Given instruction: Using the data below, copy every line that contains the word "Apache".

Data supplied:
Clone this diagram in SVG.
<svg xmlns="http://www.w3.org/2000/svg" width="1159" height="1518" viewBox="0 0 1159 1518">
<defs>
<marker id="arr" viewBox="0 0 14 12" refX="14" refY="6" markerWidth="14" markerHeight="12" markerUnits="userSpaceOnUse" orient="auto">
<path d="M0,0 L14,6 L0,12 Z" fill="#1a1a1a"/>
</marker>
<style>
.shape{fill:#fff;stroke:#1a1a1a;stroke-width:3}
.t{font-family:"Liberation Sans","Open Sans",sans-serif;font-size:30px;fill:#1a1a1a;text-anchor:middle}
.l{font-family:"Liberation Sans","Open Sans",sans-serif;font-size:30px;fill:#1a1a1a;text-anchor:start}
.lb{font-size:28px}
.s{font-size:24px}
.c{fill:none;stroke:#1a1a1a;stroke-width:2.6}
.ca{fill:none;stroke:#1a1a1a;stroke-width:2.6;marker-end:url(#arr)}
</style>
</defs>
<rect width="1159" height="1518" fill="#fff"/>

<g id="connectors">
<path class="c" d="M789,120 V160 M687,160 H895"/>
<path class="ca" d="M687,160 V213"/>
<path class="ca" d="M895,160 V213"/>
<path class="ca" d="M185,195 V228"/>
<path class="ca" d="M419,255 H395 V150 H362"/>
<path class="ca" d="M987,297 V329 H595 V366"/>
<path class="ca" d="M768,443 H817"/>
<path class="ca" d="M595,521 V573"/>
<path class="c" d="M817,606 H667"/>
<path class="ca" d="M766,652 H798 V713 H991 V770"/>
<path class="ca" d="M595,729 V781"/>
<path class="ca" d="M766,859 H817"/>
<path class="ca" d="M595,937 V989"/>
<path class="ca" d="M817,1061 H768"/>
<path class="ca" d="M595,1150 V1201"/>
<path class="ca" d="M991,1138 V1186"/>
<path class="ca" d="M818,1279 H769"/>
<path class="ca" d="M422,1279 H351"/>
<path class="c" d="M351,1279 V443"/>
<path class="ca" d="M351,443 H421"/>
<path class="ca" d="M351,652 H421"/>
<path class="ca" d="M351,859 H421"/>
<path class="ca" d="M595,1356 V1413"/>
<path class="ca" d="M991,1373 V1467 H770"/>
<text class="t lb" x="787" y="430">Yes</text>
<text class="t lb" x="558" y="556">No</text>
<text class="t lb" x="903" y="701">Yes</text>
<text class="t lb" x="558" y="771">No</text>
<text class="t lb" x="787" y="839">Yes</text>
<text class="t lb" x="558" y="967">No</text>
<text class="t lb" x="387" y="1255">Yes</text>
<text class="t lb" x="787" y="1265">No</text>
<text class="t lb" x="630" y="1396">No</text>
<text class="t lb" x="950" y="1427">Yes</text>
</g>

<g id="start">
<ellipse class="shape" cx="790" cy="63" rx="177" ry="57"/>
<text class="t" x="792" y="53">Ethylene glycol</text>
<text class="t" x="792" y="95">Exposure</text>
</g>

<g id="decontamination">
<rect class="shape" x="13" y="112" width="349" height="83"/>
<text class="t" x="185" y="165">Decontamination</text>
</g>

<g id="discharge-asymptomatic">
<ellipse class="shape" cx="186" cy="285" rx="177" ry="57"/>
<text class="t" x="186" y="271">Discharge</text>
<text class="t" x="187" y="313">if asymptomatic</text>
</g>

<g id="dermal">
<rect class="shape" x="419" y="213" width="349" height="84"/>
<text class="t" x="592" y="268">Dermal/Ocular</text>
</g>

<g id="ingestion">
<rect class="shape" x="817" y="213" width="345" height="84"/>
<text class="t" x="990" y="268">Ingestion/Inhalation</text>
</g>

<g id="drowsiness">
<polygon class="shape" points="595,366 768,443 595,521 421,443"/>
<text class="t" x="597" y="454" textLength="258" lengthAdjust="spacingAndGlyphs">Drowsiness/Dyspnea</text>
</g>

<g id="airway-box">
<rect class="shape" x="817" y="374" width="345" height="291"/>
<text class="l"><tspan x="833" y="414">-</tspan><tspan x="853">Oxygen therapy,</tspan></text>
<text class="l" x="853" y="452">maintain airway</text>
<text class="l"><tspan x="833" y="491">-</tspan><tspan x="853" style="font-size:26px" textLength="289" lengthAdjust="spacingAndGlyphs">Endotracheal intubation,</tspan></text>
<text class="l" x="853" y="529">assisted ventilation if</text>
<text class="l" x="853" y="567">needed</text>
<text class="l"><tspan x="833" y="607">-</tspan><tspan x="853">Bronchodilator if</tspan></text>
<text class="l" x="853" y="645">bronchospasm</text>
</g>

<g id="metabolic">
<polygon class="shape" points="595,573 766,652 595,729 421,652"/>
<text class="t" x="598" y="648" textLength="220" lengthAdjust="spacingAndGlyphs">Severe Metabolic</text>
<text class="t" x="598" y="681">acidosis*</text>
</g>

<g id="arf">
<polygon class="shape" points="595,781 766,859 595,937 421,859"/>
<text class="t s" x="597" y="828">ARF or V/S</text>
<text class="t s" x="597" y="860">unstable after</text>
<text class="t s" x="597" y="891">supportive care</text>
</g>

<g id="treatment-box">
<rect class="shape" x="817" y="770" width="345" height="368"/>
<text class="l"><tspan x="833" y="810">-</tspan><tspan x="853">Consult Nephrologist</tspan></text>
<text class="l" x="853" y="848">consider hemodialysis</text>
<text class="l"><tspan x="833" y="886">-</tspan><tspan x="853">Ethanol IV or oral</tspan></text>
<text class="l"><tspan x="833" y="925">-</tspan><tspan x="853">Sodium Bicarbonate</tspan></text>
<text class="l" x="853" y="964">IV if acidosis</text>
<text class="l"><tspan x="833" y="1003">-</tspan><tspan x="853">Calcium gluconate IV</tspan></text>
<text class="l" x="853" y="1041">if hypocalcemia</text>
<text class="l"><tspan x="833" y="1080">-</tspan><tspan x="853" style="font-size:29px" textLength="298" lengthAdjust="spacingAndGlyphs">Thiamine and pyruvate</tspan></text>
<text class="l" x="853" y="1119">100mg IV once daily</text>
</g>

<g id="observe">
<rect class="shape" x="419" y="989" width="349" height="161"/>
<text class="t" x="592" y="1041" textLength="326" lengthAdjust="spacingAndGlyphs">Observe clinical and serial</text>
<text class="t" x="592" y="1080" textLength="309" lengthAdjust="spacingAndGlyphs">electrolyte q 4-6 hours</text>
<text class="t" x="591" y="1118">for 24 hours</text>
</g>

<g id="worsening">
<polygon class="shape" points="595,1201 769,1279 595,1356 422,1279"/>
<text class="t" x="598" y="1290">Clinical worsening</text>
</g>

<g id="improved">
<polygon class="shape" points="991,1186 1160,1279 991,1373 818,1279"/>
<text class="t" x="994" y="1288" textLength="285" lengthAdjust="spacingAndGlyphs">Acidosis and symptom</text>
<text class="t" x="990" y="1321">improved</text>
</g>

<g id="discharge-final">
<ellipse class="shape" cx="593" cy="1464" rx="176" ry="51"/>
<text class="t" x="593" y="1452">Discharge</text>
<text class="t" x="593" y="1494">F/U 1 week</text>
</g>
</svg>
---
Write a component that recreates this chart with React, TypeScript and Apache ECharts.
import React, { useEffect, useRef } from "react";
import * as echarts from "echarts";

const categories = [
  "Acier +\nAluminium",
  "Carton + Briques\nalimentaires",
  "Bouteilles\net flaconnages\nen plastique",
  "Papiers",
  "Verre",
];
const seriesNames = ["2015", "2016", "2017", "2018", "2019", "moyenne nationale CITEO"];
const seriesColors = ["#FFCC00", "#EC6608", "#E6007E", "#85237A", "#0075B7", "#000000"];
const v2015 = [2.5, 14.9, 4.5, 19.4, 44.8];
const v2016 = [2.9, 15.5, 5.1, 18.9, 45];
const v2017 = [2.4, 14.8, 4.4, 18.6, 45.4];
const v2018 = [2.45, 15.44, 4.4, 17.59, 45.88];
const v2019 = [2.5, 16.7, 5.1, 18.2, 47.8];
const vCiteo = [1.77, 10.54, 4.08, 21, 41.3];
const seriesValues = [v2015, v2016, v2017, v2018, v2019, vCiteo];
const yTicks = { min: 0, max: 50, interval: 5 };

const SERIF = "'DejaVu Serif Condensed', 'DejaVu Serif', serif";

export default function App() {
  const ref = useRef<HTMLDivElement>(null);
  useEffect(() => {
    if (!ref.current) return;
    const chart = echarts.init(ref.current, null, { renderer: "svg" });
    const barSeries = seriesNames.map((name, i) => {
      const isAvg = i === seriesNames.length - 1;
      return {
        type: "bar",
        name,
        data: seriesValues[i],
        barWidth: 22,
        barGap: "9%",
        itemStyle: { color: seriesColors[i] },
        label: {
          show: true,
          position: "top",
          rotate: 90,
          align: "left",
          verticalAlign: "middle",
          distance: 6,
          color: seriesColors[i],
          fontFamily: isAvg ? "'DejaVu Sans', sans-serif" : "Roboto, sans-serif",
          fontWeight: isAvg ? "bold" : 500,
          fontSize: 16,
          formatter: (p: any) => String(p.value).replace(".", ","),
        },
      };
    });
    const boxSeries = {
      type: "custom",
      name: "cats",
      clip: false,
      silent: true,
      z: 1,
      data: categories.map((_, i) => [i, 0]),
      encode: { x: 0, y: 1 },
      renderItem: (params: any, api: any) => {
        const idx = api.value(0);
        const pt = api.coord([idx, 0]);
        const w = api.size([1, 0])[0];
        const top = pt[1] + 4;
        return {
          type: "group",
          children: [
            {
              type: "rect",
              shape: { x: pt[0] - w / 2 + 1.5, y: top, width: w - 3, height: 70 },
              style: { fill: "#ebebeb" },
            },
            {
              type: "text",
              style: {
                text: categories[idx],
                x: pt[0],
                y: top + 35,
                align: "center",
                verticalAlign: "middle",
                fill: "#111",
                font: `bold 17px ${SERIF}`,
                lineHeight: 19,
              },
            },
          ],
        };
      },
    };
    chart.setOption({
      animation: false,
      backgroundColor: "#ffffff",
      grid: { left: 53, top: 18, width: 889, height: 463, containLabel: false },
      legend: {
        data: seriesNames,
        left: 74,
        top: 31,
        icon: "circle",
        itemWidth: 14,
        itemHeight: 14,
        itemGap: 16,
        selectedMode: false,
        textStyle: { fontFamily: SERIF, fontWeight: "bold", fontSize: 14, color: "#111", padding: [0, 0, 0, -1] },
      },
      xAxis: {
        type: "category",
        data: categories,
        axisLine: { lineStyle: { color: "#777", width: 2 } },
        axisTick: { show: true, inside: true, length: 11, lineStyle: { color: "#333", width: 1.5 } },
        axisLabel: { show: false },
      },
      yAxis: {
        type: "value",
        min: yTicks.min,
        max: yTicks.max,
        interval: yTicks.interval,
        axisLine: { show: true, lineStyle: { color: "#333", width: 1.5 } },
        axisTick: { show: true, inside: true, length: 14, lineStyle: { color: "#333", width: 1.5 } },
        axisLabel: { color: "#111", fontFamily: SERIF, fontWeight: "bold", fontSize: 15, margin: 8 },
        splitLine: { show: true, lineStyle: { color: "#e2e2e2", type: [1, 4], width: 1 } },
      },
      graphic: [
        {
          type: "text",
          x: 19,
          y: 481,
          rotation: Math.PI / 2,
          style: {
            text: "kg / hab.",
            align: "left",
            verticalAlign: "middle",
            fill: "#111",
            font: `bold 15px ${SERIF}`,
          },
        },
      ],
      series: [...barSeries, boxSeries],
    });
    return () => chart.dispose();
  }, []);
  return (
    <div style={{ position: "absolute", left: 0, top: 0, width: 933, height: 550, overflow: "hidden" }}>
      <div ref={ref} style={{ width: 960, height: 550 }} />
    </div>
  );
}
---
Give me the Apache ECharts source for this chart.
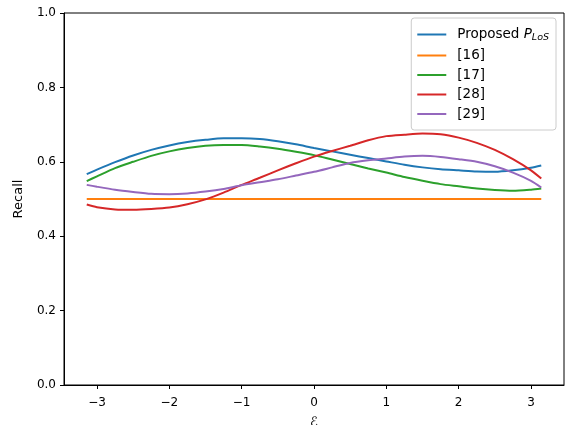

Problem solution:
Write a component that recreates this chart with React, TypeScript and Apache ECharts.
Give me the Apache ECharts source for this chart.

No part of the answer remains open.